Loading pre-trained BNInception in Pytorch 0.4

mujtabaasif · July 30, 2018, 3:58am

I am not able to load checkpoint from Pytorch 0.3 to Pytorch 0.4. The architecture is BNInception and I get the following error.
Traceback (most recent call last):
File “bninception.py”, line 513, in
model = bninception()
File “bninception.py”, line 504, in bninception
model.load_state_dict(model_zoo.load_url(settings[‘url’]))
File “/anaconda/lib/python3.6/site-packages/torch/nn/modules/module.py”, line 719, in load_state_dict
self.class.name, “\n\t”.join(error_msgs)))
RuntimeError: Error(s) in loading state_dict for BNInception:
size mismatch for conv1_7x7_s2_bn.weight: copying a param of torch.Size([64]) from checkpoint, where the shape is torch.Size([1, 64]) in current model.
size mismatch for conv1_7x7_s2_bn.bias: copying a param of torch.Size([64]) from checkpoint, where the shape is torch.Size([1, 64]) in current model.
size mismatch for conv1_7x7_s2_bn.running_mean: copying a param of torch.Size([64]) from checkpoint, where the shape is torch.Size([1, 64]) in current model.
size mismatch for conv1_7x7_s2_bn.running_var: copying a param of torch.Size([64]) from checkpoint, where the shape is torch.Size([1, 64]) in current model.
size mismatch for conv2_3x3_reduce_bn.weight: copying a param of torch.Size([64]) from checkpoint, where the shape is torch.Size([1, 64]) in current model.
size mismatch for conv2_3x3_reduce_bn.bias: copying a param of torch.Size([64]) from checkpoint, where the shape is torch.Size([1, 64]) in current model.
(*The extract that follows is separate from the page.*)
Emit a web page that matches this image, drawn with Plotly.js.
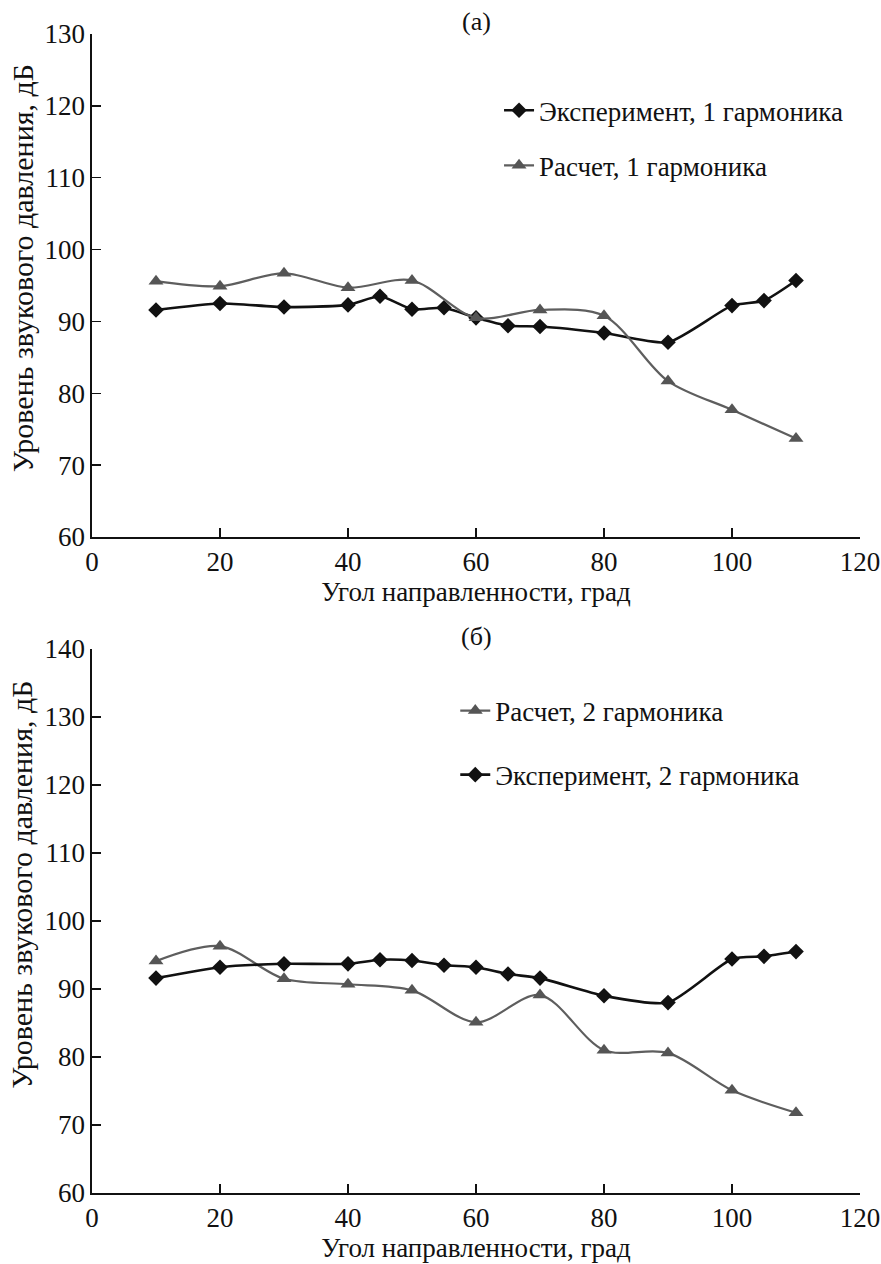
<!DOCTYPE html>
<html>
<head>
<meta charset="utf-8">
<script src="https://cdn.plot.ly/plotly-3.0.1.min.js"></script>
<style>html,body{margin:0;padding:0;background:#fff;}#chart{width:881px;height:1264px;}</style>
</head>
<body>
<div id="chart"></div>
<script>
// (а) 1st harmonic
const expAngles1 = [10, 20, 30, 40, 45, 50, 55, 60, 65, 70, 80, 90, 100, 105, 110];
const expLevels1 = [91.6, 92.5, 92.0, 92.3, 93.5, 91.7, 91.9, 90.5, 89.4, 89.3, 88.4, 87.1, 92.2, 92.9, 95.7];
const calcAngles1 = [10, 20, 30, 40, 50, 60, 70, 80, 90, 100, 110];
const calcLevels1 = [95.6, 94.9, 96.7, 94.7, 95.7, 90.5, 91.6, 90.8, 81.7, 77.7, 73.7];
// (б) 2nd harmonic
const expAngles2 = [10, 20, 30, 40, 45, 50, 55, 60, 65, 70, 80, 90, 100, 105, 110];
const expLevels2 = [91.6, 93.2, 93.7, 93.7, 94.3, 94.2, 93.5, 93.2, 92.2, 91.6, 89.0, 88.0, 94.4, 94.8, 95.5];
const calcAngles2 = [10, 20, 30, 40, 50, 60, 70, 80, 90, 100, 110];
const calcLevels2 = [94.1, 96.3, 91.5, 90.7, 89.8, 85.1, 89.1, 81.0, 80.6, 75.1, 71.8];

const names = {
  exp1: 'Эксперимент, 1 гармоника',
  calc1: 'Расчет, 1 гармоника',
  calc2: 'Расчет, 2 гармоника',
  exp2: 'Эксперимент, 2 гармоника'
};
const xTitle = 'Угол направленности, град';
const yTitle = 'Уровень звукового давления, дБ';
const xTicks = [0, 20, 40, 60, 80, 100, 120];

const FONT = 'Liberation Serif, Times New Roman, serif';
const FS = 27;
const BLACK = '#111111';
const GRAY = '#5e5e5e';

const expStyle = {mode: 'lines+markers', line: {color: BLACK, width: 2.6, shape: 'spline', smoothing: 0.6},
  marker: {symbol: 'diamond', size: 12, color: BLACK}};
const calcStyle = {mode: 'lines+markers', line: {color: GRAY, width: 2.2, shape: 'spline', smoothing: 0.9},
  marker: {symbol: 'triangle-up', size: 13, color: '#555555'}};

const traces = [
  Object.assign({x: expAngles1, y: expLevels1, name: names.exp1, xaxis: 'x', yaxis: 'y', legend: 'legend', legendgroup: 'a1'}, JSON.parse(JSON.stringify(expStyle))),
  Object.assign({x: calcAngles1, y: calcLevels1, name: names.calc1, xaxis: 'x', yaxis: 'y', legend: 'legend', legendgroup: 'a2'}, JSON.parse(JSON.stringify(calcStyle))),
  Object.assign({x: calcAngles2, y: calcLevels2, name: names.calc2, xaxis: 'x2', yaxis: 'y2', legend: 'legend2', legendgroup: 'b1'}, JSON.parse(JSON.stringify(calcStyle))),
  Object.assign({x: expAngles2, y: expLevels2, name: names.exp2, xaxis: 'x2', yaxis: 'y2', legend: 'legend2', legendgroup: 'b2'}, JSON.parse(JSON.stringify(expStyle)))
];

const axisCommon = {
  showline: true, linecolor: BLACK, linewidth: 1.6, showgrid: false, zeroline: false,
  ticks: 'inside', ticklen: 9, tickwidth: 1.4, tickcolor: BLACK,
  tickfont: {family: FONT, size: FS, color: BLACK}
};
const titleFont = {family: FONT, size: FS, color: BLACK};
const yTitleFont = {family: FONT, size: 30, color: BLACK};

const layout = {
  width: 881, height: 1264,
  margin: {l: 92, r: 21, t: 34, b: 71},
  paper_bgcolor: '#ffffff', plot_bgcolor: '#ffffff',
  font: {family: FONT, color: BLACK},
  showlegend: true,
  xaxis: Object.assign({}, axisCommon, {domain: [0, 1], anchor: 'y', range: [0, 120], tickvals: xTicks,
    title: {text: xTitle, font: titleFont, standoff: 6}}),
  yaxis: Object.assign({}, axisCommon, {domain: [0.566, 1], anchor: 'x', range: [60, 130], dtick: 10}),
  xaxis2: Object.assign({}, axisCommon, {domain: [0, 1], anchor: 'y2', range: [0, 120], tickvals: xTicks,
    title: {text: xTitle, font: titleFont, standoff: 4}}),
  yaxis2: Object.assign({}, axisCommon, {domain: [0, 0.4694], anchor: 'x2', range: [60, 140], dtick: 10}),
  legend: {x: 0.53, y: 0.955, xanchor: 'left', yanchor: 'top', bgcolor: 'rgba(0,0,0,0)',
    font: {family: FONT, size: FS, color: BLACK}, itemwidth: 30, tracegroupgap: 17, traceorder: 'grouped'},
  legend2: {x: 0.473, y: 0.437, xanchor: 'left', yanchor: 'top', bgcolor: 'rgba(0,0,0,0)',
    font: {family: FONT, size: FS, color: BLACK}, itemwidth: 30, tracegroupgap: 26, traceorder: 'grouped'},
  annotations: [
    {text: '(а)', xref: 'paper', yref: 'paper', x: 0.5, y: (1193 - 22) / 1159, xanchor: 'center', yanchor: 'middle',
      showarrow: false, font: {family: FONT, size: 26, color: BLACK}},
    {text: '(б)', xref: 'paper', yref: 'paper', x: 0.5, y: (1193 - 637) / 1159, xanchor: 'center', yanchor: 'middle',
      showarrow: false, font: {family: FONT, size: 26, color: BLACK}},
    {text: yTitle, xref: 'paper', yref: 'paper', x: -0.091, y: 0.798, xanchor: 'center', yanchor: 'middle',
      textangle: -90, showarrow: false, font: yTitleFont},
    {text: yTitle, xref: 'paper', yref: 'paper', x: -0.091, y: 0.266, xanchor: 'center', yanchor: 'middle',
      textangle: -90, showarrow: false, font: yTitleFont}
  ]
};

Plotly.newPlot('chart', traces, layout, {displayModeBar: false, staticPlot: true});
</script>
</body>
</html>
alwynmathew · July 30, 2018, 5:14am

Loading model is backward compatible but not forward compatible i.e., you can load a model from 0.4 in 0.3 but not 0.3 in 0.4 issue 6801

Jie · May 31, 2019, 3:06am

I have similar problem,but the error is a little different,my pytorch edition is 1.1.0
the error is as follows:
Traceback (most recent call last):
Traceback (most recent call last):
File “D:/Git/demo/tsn-pytorch/main.py”, line 301, in
main()
File “D:/Git/demo/tsn-pytorch/main.py”, line 35, in main
consensus_type=args.consensus_type, dropout=args.dropout, partial_bn=not args.no_partialbn)
File “D:\Git\demo\tsn-pytorch\models.py”, line 39, in init
self._prepare_base_model(base_model)
File “D:\Git\demo\tsn-pytorch\models.py”, line 96, in _prepare_base_model
self.base_model = getattr(tf_model_zoo, base_model)()
File “D:\Git\demo\tsn-pytorch\tf_model_zoo\bninception\pytorch_load.py”, line 35, in init
self.load_state_dict(torch.utils.model_zoo.load_url(weight_url))
File “D:\Anaconda\envs\pytorch\lib\site-packages\torch\nn\modules\module.py”, line 777, in load_state_dict
self.class.name, “\n\t”.join(error_msgs)))
RuntimeError: Error(s) in loading state_dict for BNInception:
size mismatch for conv1_7x7_s2_bn.weight: copying a param with shape torch.Size([1, 64]) from checkpoint, the shape in current model is torch.Size([64]).
size mismatch for conv1_7x7_s2_bn.bias: copying a param with shape torch.Size([1, 64]) from checkpoint, the shape in current model is torch.Size([64]).
size mismatch for conv1_7x7_s2_bn.running_mean: copying a param with shape torch.Size([1, 64]) from checkpoint, the shape in current model is torch.Size([64]).
size mismatch for conv1_7x7_s2_bn.running_var: copying a param with shape torch.Size([1, 64]) from checkpoint, the shape in current model is torch.Size([64]).
can you help me?Many thanks!

anti1990 · June 5, 2019, 9:25am

I have a similar problem. Can you tell me how you solved it? Thank you

mujtabaasif · June 18, 2019, 6:39am

This worked for me

def bninception(num_classes=1000, pretrained=None, path='/workspace/model/bn_inception.pth'):
    model = BNInception(num_classes=num_classes)
    if pretrained is not None:
        # First load the model weights into a dictionary
        state_dict = torch.load(path)
        # Update the weight shapes for layers by iterating the dictionary
        for name, weights in state_dict.items():
            if 'conv1_7x7_s2_bn' in name or 'conv2_3x3' in name or 'inception' in name:
                if len(weights.size()) == 2:
                    state_dict[name] = weights.view(-1)

        # Load the updated weights into a model
        model.load_state_dict(state_dict)